▶ **Task details**: Take the line containing "Reproduce this chart with Plotly.", the line containing "0.0010, 0.0010, 0.0017, 0.0012, 0.0010]", and all lines between them, and transcribe them exactly. Leave out pictures.
Begin
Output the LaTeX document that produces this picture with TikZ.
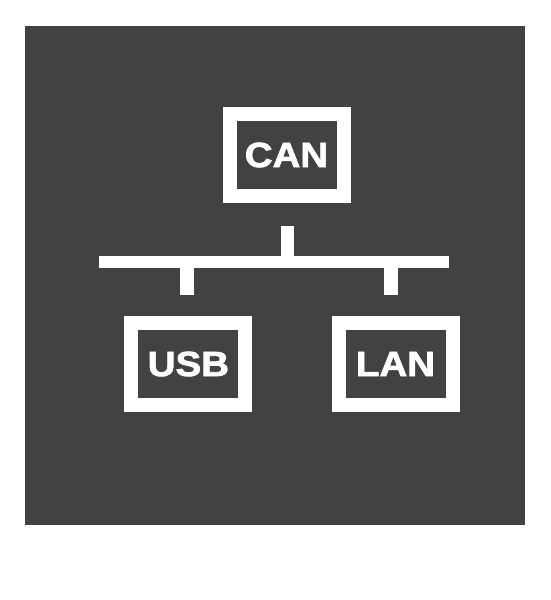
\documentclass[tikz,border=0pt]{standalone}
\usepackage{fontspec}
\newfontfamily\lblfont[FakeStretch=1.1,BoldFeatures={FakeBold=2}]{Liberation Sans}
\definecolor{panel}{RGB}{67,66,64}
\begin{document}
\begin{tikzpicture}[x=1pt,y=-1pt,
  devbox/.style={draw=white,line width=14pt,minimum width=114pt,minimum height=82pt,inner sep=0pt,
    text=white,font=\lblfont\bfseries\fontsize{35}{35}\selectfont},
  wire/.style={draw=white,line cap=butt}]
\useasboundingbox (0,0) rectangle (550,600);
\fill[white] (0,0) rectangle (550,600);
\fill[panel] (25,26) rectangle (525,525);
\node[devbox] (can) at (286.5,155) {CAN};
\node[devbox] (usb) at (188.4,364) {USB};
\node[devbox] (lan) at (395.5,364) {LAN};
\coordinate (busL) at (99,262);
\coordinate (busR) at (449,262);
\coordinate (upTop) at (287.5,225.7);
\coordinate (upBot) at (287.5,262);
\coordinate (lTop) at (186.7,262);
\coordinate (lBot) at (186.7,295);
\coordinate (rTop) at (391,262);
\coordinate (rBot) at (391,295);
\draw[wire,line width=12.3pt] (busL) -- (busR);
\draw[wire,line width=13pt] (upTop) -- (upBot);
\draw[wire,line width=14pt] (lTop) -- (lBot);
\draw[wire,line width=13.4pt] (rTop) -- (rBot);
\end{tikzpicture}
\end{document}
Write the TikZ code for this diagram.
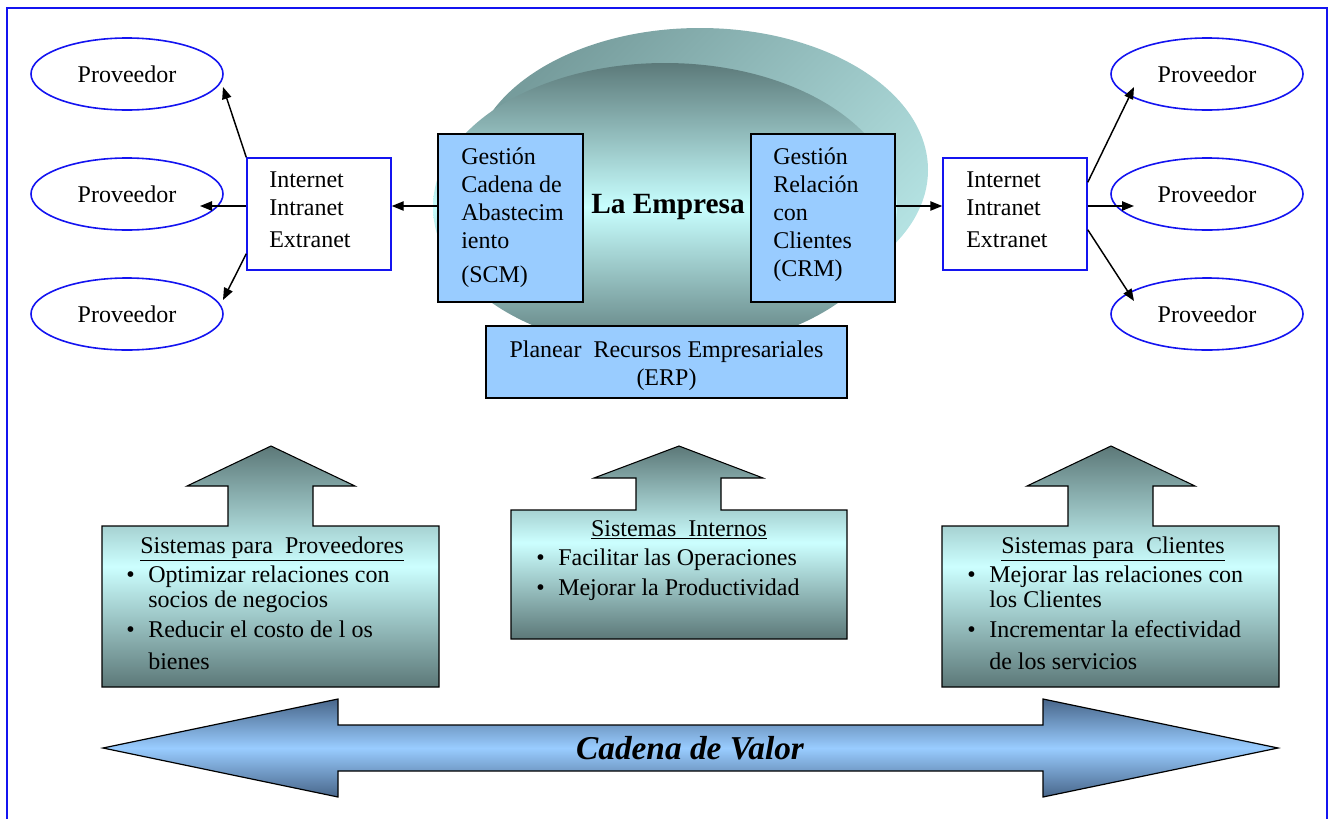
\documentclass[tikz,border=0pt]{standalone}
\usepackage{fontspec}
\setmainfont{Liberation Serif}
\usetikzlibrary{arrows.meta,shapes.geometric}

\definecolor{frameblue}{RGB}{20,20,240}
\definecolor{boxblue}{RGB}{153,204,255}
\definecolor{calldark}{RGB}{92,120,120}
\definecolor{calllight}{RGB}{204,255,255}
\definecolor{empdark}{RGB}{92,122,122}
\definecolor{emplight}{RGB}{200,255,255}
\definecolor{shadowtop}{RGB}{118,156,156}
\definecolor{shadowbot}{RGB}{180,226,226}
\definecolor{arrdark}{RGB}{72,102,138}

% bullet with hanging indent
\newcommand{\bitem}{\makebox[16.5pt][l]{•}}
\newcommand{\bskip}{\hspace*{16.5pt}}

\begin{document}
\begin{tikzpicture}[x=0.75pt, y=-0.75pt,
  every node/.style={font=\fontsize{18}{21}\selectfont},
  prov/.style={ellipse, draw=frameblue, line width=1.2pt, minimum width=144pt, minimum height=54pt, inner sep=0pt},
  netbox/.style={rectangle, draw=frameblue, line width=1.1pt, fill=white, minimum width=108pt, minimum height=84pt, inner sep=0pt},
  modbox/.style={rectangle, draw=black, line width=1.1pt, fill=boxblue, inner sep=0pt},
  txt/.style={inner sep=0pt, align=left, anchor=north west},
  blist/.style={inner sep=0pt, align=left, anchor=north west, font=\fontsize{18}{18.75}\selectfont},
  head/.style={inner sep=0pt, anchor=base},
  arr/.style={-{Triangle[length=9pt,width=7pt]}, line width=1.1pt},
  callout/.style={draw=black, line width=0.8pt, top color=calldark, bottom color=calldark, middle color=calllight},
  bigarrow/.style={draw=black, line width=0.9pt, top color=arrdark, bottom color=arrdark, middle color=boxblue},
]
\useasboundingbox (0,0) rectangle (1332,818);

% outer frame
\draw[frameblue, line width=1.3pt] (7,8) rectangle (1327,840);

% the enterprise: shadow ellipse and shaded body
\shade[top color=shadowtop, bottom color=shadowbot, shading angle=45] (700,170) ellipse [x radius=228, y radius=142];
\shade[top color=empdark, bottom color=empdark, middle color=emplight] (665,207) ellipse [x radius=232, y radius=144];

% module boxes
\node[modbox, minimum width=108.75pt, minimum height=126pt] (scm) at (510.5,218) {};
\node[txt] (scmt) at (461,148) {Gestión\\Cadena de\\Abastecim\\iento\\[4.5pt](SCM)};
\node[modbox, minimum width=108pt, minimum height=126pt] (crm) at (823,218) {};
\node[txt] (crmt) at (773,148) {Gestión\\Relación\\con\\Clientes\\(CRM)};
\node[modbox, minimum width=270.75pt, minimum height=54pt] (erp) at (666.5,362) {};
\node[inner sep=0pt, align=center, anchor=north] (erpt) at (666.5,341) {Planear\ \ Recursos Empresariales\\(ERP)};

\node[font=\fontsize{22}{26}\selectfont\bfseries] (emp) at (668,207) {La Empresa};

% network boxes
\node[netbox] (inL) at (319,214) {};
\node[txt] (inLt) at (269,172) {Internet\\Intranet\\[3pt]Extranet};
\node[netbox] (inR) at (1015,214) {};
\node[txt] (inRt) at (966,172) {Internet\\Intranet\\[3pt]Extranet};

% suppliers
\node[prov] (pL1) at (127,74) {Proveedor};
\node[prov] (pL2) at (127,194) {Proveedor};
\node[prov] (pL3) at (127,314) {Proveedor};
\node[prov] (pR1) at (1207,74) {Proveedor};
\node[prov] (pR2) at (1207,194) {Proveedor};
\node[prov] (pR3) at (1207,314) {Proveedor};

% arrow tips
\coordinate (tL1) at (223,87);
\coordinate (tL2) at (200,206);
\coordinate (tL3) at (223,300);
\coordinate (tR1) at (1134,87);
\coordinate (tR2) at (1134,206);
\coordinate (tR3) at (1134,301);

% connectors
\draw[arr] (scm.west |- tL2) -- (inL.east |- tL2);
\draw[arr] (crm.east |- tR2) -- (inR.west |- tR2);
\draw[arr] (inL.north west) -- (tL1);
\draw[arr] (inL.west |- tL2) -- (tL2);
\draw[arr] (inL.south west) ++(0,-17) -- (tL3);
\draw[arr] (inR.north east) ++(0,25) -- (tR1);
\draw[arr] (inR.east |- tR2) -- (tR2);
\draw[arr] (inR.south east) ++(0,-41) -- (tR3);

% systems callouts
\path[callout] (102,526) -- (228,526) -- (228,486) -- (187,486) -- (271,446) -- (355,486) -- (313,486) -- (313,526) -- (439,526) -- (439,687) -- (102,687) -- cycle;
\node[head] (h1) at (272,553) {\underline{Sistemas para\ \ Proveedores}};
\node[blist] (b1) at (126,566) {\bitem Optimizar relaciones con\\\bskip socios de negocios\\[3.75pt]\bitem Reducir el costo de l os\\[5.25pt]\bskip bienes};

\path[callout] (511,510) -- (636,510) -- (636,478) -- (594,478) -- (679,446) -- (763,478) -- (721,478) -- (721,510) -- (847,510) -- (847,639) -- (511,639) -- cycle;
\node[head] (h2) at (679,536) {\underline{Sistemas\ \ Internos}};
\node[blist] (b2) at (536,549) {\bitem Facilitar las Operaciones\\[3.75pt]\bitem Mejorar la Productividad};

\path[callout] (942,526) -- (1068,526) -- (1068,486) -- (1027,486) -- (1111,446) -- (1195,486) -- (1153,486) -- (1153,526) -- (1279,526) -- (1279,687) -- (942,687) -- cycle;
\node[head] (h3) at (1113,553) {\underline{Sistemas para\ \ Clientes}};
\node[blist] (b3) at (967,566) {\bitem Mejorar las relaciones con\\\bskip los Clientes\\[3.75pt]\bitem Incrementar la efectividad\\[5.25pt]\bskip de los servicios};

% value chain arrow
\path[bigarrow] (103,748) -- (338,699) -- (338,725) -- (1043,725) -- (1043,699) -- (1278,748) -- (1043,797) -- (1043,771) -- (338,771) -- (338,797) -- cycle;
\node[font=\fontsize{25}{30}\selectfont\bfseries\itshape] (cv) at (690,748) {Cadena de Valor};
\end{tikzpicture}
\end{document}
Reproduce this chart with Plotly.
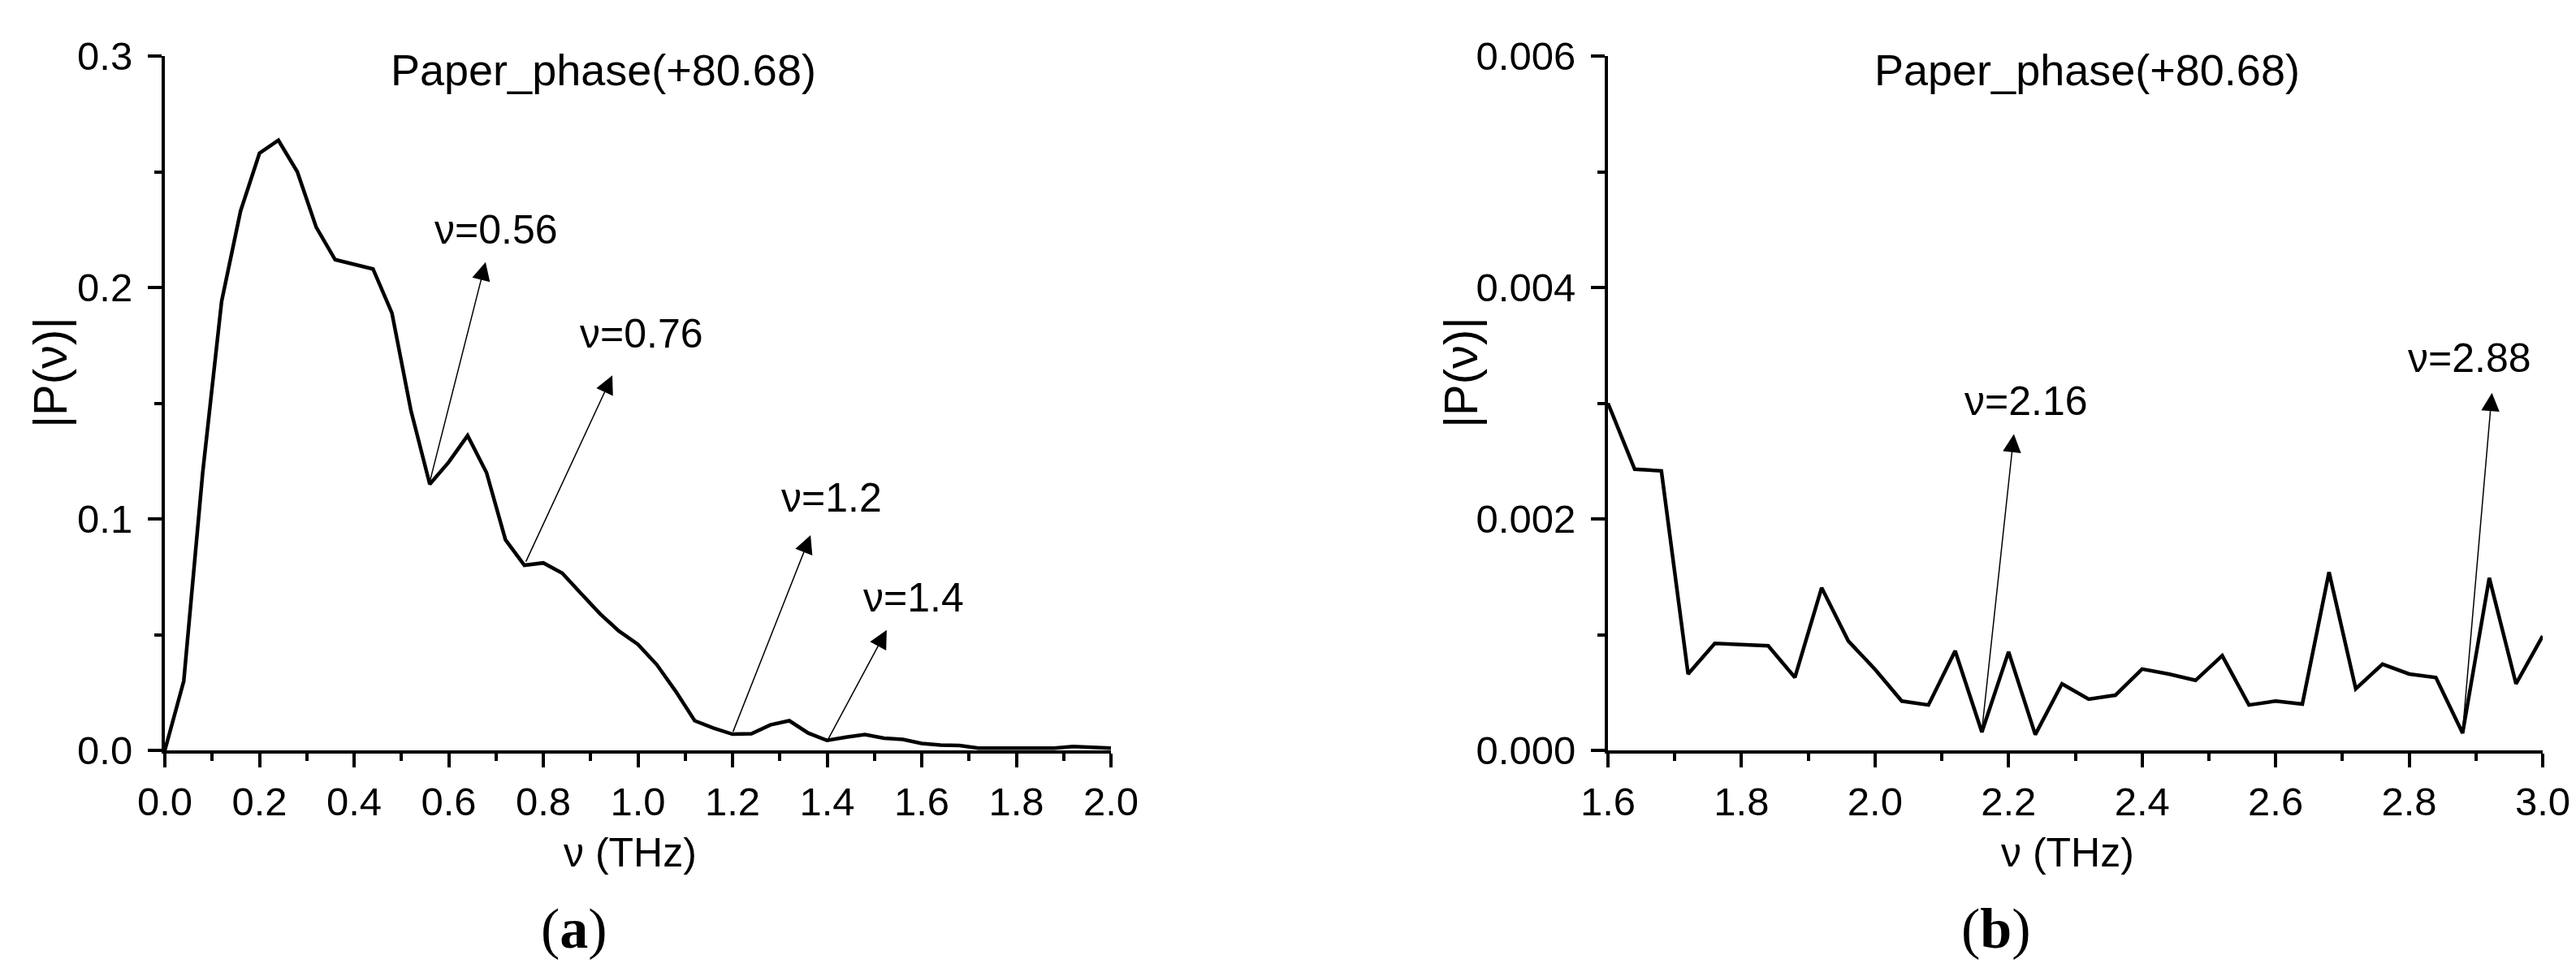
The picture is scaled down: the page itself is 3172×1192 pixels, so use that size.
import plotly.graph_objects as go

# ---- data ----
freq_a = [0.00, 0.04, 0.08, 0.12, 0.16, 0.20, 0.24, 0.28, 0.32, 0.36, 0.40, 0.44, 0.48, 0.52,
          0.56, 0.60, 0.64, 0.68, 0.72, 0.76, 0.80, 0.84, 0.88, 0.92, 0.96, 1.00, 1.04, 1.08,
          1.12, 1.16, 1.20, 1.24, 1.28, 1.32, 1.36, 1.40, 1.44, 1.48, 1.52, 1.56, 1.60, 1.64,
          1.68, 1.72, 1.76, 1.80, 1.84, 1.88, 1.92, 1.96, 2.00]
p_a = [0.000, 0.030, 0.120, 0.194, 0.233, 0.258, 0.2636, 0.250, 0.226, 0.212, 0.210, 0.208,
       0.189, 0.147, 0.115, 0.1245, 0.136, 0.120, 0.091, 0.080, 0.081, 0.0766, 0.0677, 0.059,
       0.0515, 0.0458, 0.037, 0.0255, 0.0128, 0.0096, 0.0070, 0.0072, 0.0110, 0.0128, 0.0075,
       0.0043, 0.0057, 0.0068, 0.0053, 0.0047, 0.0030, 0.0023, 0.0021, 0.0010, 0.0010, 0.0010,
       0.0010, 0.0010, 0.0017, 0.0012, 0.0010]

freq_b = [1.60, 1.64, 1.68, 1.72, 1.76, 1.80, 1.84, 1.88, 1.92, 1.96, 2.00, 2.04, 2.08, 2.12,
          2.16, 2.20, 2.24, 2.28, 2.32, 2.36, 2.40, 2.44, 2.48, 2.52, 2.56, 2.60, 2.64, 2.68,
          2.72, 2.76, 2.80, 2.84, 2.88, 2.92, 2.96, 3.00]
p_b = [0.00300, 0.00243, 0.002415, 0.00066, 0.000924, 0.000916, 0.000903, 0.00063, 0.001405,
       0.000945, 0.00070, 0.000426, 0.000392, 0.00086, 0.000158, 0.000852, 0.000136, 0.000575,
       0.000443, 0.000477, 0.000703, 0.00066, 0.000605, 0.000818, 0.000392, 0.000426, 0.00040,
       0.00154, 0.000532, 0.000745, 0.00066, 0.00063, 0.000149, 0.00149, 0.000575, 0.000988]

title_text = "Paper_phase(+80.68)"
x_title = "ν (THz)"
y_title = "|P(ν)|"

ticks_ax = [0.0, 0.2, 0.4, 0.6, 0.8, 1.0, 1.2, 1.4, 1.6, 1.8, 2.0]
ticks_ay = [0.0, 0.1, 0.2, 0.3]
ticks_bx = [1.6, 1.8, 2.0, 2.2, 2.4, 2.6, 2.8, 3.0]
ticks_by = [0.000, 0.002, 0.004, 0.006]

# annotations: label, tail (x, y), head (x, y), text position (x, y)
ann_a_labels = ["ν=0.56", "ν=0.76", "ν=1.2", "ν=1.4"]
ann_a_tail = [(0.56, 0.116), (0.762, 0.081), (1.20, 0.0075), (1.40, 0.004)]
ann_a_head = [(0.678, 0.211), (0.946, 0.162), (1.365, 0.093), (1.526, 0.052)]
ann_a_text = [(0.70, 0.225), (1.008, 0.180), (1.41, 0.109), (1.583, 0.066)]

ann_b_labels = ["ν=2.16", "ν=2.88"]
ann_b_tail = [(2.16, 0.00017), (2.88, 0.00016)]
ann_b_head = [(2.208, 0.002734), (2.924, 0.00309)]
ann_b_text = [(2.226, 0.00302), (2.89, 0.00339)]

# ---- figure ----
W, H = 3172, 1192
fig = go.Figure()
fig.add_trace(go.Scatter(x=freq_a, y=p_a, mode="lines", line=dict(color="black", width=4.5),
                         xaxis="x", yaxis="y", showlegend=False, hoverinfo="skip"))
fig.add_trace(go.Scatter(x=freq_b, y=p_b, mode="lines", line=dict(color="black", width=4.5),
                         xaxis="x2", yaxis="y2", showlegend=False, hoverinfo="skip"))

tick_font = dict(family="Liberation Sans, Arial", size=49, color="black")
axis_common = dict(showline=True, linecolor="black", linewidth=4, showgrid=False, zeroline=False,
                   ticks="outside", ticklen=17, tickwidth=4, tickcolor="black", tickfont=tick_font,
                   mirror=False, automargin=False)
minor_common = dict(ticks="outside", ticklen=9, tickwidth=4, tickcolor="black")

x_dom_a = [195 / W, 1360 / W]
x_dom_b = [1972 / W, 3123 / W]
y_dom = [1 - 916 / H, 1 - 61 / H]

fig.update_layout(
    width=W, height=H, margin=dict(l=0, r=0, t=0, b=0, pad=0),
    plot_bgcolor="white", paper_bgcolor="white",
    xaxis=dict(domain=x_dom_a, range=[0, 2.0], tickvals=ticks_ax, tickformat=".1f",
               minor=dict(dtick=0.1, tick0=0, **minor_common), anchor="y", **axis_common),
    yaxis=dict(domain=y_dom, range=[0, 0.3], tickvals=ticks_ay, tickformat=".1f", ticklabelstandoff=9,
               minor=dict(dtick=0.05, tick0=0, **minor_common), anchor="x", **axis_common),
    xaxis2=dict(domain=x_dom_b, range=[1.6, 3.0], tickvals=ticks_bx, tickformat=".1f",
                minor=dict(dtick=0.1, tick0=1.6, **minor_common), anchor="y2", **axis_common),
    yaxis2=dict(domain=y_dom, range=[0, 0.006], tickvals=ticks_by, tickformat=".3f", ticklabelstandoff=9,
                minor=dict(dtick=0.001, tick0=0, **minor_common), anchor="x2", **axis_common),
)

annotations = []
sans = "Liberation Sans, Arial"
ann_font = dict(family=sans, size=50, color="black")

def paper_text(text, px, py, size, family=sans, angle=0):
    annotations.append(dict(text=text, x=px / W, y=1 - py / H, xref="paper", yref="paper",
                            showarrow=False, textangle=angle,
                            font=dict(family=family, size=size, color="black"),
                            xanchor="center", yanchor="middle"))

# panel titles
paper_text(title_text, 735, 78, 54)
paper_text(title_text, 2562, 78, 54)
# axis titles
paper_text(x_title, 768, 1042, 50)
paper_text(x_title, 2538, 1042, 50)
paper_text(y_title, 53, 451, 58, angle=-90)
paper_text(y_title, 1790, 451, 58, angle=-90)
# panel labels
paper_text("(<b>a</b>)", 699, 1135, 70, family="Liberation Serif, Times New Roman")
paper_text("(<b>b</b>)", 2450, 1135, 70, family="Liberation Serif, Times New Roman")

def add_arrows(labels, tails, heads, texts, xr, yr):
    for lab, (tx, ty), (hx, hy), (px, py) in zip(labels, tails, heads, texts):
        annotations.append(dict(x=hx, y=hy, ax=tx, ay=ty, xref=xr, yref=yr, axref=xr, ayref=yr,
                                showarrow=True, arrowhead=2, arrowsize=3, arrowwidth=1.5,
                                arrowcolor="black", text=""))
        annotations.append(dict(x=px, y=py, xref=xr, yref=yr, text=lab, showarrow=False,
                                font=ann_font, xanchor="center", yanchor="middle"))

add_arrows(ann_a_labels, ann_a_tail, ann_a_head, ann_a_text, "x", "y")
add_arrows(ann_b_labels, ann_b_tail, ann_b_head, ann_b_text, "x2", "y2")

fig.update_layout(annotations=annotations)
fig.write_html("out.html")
End
▶ **The completed task**:
Reproduce this chart with Plotly.
The picture is scaled down: the page itself is 3172×1192 pixels, so use that size.
import plotly.graph_objects as go

# ---- data ----
freq_a = [0.00, 0.04, 0.08, 0.12, 0.16, 0.20, 0.24, 0.28, 0.32, 0.36, 0.40, 0.44, 0.48, 0.52,
          0.56, 0.60, 0.64, 0.68, 0.72, 0.76, 0.80, 0.84, 0.88, 0.92, 0.96, 1.00, 1.04, 1.08,
          1.12, 1.16, 1.20, 1.24, 1.28, 1.32, 1.36, 1.40, 1.44, 1.48, 1.52, 1.56, 1.60, 1.64,
          1.68, 1.72, 1.76, 1.80, 1.84, 1.88, 1.92, 1.96, 2.00]
p_a = [0.000, 0.030, 0.120, 0.194, 0.233, 0.258, 0.2636, 0.250, 0.226, 0.212, 0.210, 0.208,
       0.189, 0.147, 0.115, 0.1245, 0.136, 0.120, 0.091, 0.080, 0.081, 0.0766, 0.0677, 0.059,
       0.0515, 0.0458, 0.037, 0.0255, 0.0128, 0.0096, 0.0070, 0.0072, 0.0110, 0.0128, 0.0075,
       0.0043, 0.0057, 0.0068, 0.0053, 0.0047, 0.0030, 0.0023, 0.0021, 0.0010, 0.0010, 0.0010,
       0.0010, 0.0010, 0.0017, 0.0012, 0.0010]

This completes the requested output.